Abstract

The direct benzene hydroxylation by an iron−oxo species is discussed from density-functional-theory (DFT) calculations. The proposed reaction pathway is FeO+ + C6H6 → OFe+(C6H6) → [TS1] → HO−Fe+−C6H5 → [TS2] → Fe+(C6H5OH) → Fe+ + C6H5OH, in which TS means transition state. This reaction is initiated by the formation of the reactant complex, OFe+(C6H6), exhibiting an η2-C6H6 binding mode; benzene C−H bonds are activated on this complex due to significant electron transfer from the benzene to the iron−oxo species. The reaction should proceed in a concerted manner, neither via the formation of radical species nor ionic intermediates. The reaction mechanism is quite similar to the two-step concerted mechanism that we have proposed originally for the direct methane hydroxylation by an iron−oxo species.
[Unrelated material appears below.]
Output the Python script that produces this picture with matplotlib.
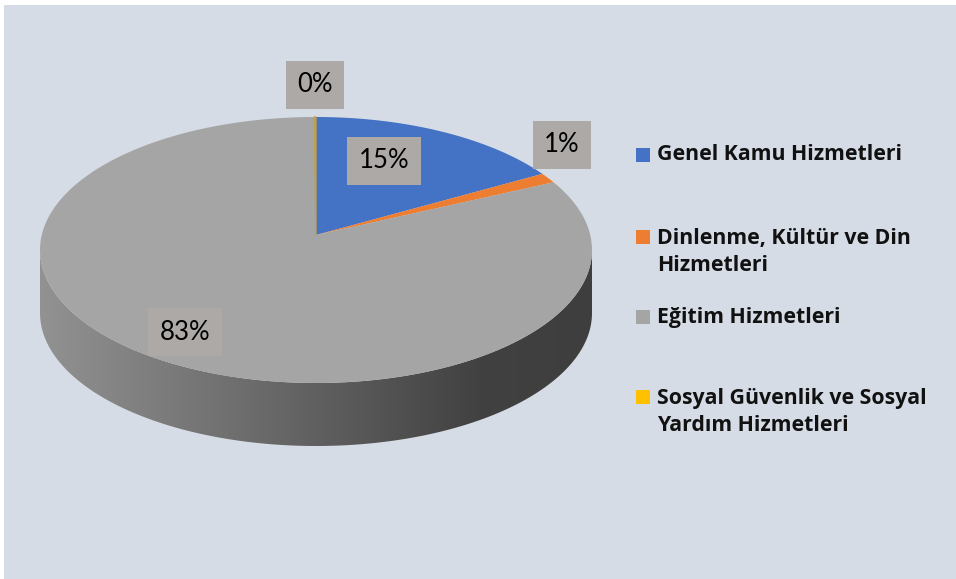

The quartet potential energy surface affords a low-cost reaction pathway for the benzene hydroxylation, spin inversion being unimportant in contrast to the methane hydroxylation in which crossing between the sextet and quartet potential energy surfaces plays an important role. We suggest that our two-step concerted mechanism should be widely applicable to hydrocarbon hydroxylations catalyzed by transition-metal oxides if coordinatively unsaturated metal oxides are responsible for such important catalytic reactions.